Dans le deuxième exemple : “il sait qu’il n’a pas le droit donc il ne le fait pas quand je suis là”, on remarque clairement la corrélation entre la présence de l’humain et l’expression (ou non) du comportement du chien. Vous faites le lien entre le collier de l’exemple précédent et l’humain de cet exemple ? Je vous laisse y réfléchir.
Point 4. Les knackis, c’est trop cool, mais ça les rend pas tous maboules.
Aïe, et donc si Médor n’aime pas les knackis, à la poubelle l’éducation positive ? Mais noooon, ne soyons pas si pessimistes.

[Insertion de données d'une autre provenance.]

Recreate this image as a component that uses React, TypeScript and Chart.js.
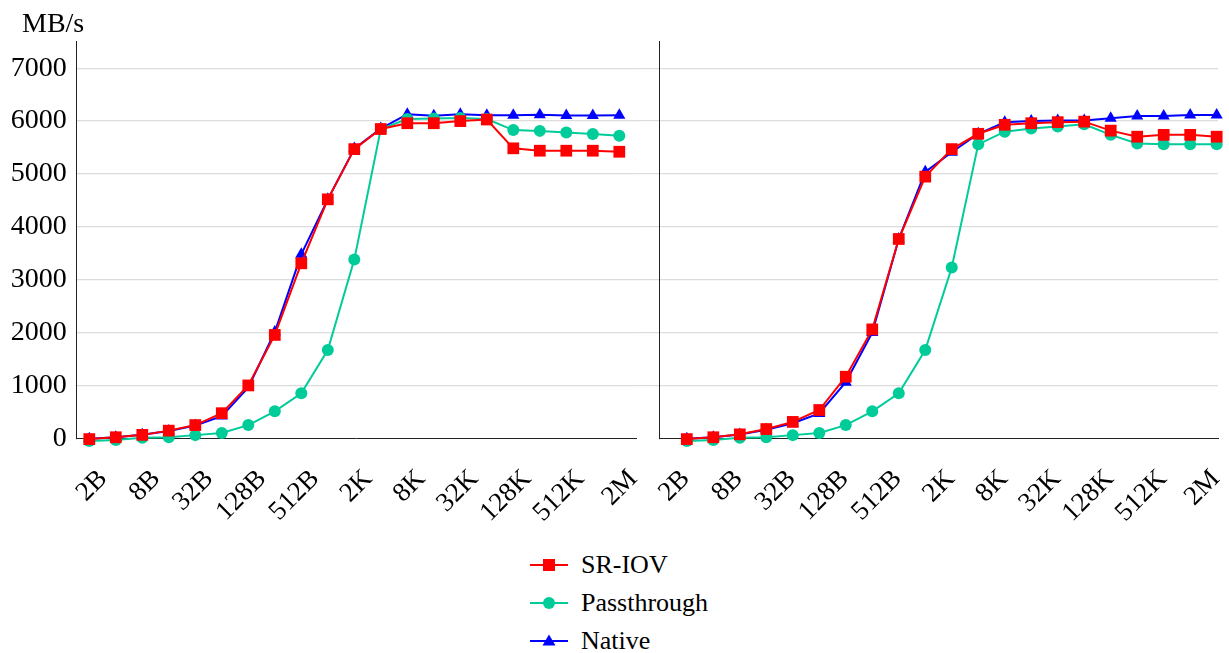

Quand on utilise les knackis dans les apprentissages, c’est tout simplement pour renforcer un comportement que l’on souhaite voir réapparaître chez notre chien. C’est-à-dire qu’on va vouloir qu’il associe que le comportement qu’il a produit a engendré une conséquence super méga cool pour lui. Ça s’appelle le renforcement positif. Il a donc tout intérêt à le reproduire encore plus, encore plus vite, encore plus longtemps... Sauf si… Sauf si la conséquence que nous, humains, trouvons trop géniale ne l’est pas vraiment pour Médor qui, lui, déteste les knackis. Dans ce cas, on aura puni ce pauvre chien à coup de vilaines knackis et retour à la case départ pour notre apprentissage.
Ce n’est qu’une image. On peut remplacer le mot “knacki” par pleins d’autres types de friandises, des jouets, l’attention de l’humain, l’accès à des odeurs, l’accès à des congénères, l’expression de comportements super appréciés etc etc etc. Mais seul le chien pourra choisir parmi cette liste ce qui vaudra en tant que renforçateur ou en tant que punisseur de ses comportements. À noter que certaines conséquences que nous, humains, pensons punitives pour le chien, sont en réalité renforçatrices pour lui. Mais bon, ça j’en parlerai dans un prochain article dont le sujet portera probablement sur le fonctionnement des apprentissages chez tous les animaux en général. Si vous êtes sages.